Pedestrian deaths, in other words, are a design problem. Certain streets are designed to kill.
“If you map out where those deaths are happening, they’re not for the most part in downtowns or neighborhoods,” said Emiko Atherton, former director of the National Complete Streets Coalition. “They’re on these roads that were never intended for people to walk on.”
In Rockford, Illinois, that road is State Street. In 2018, planner Michael Smith conducted a study to find out why this five-lane federal highway was so deadly. Smith, who was a graduate student at the University of Illinois at the time, installed cameras along key intersections and recorded pedestrian behavior.
State Street serves as an important commercial corridor for the region, but its land use is suburban. Pedestrians have to navigate a collision course of commercial driveways and parking lots to report for their shift, grab a burger, or buy a bag of diapers. Sidewalks are intermittent, beginning and ending at random points. The traffic signals in the area Smith examined don’t have walk signals. And bus stops were mostly just a pole in the ground.
Smith’s video footage showed that pedestrians were adapting their behavior to the environment. In one video, a man in a wheelchair is seen rolling out to an intersection. He reaches the curb and then turns around, rolls off into a gas station driveway, and then rolls into the street. For a few moments, he rolls right along the curb in the street, mixing with car traffic, before turning the corner and rolling up to the intersection again.
Smith saw wheelchair users perform this same maneuver over and over again. He noted that there is an affordable senior housing complex near the intersection, but there is no curb ramp at the intersection that could accommodate wheelchairs.

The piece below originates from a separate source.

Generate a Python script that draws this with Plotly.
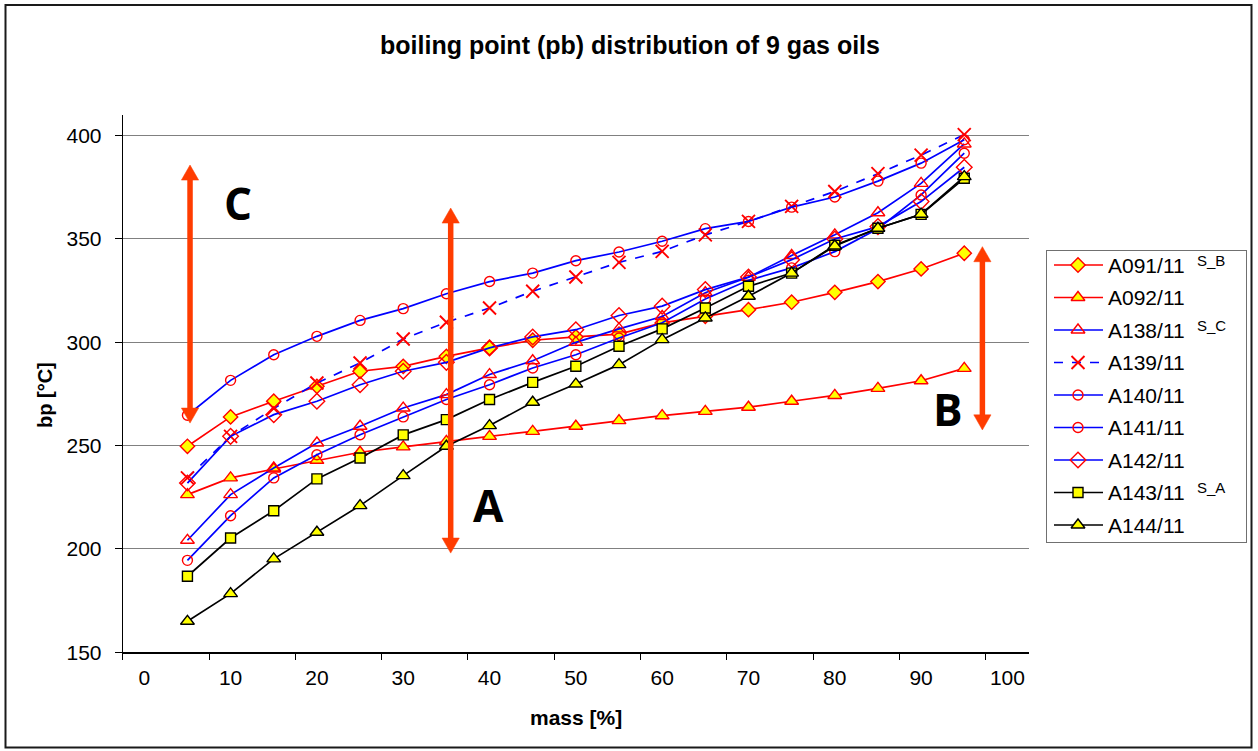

Again and again on State Street, Smith found that the infrastructure was failing people who were vulnerable. The situation was similar at bus stops, where pedestrians were put in a dangerous position by the lack of amenities. Rather than stand on the side of the road next to a pole in the rain or the hot sun without a place to sit, for example, bus riders would wait under an awning of a nearby business. “And then the moment a bus would come, you’d see a mid-block crossing, running across the street,” Smith said.
There is a lot that can be done to repair roads like Roosevelt and State, however.
Not too long ago, New York City’s Roosevelt Boulevard equivalent— Queens Boulevard—was known locally as the Boulevard of Death. Between 1990 and 2014, 189 people—predominately pedestrians—were killed on this 10-lane raceway through some of the most densely populated, transit-dependent neighborhoods in the United States.
But in 2014, city officials overhauled the road. They painted the outside lane green and added plastic bollards—a series of evenly spaced posts—creating a protected bike lane. On the curbside, they added a red-painted lane reserved for city buses. The redesign was cheap—according to The New York Times, the cost was just $4 million—but it was remarkably effective. There was not a single traffic fatality on the road following the redesign until 2018.
Atherton said that classism and racism help explain the lack of concern across the United States. “We have the solutions. We actually have the funding; we’re just not spending it well,” Atherton said. “We just don’t have the political will.”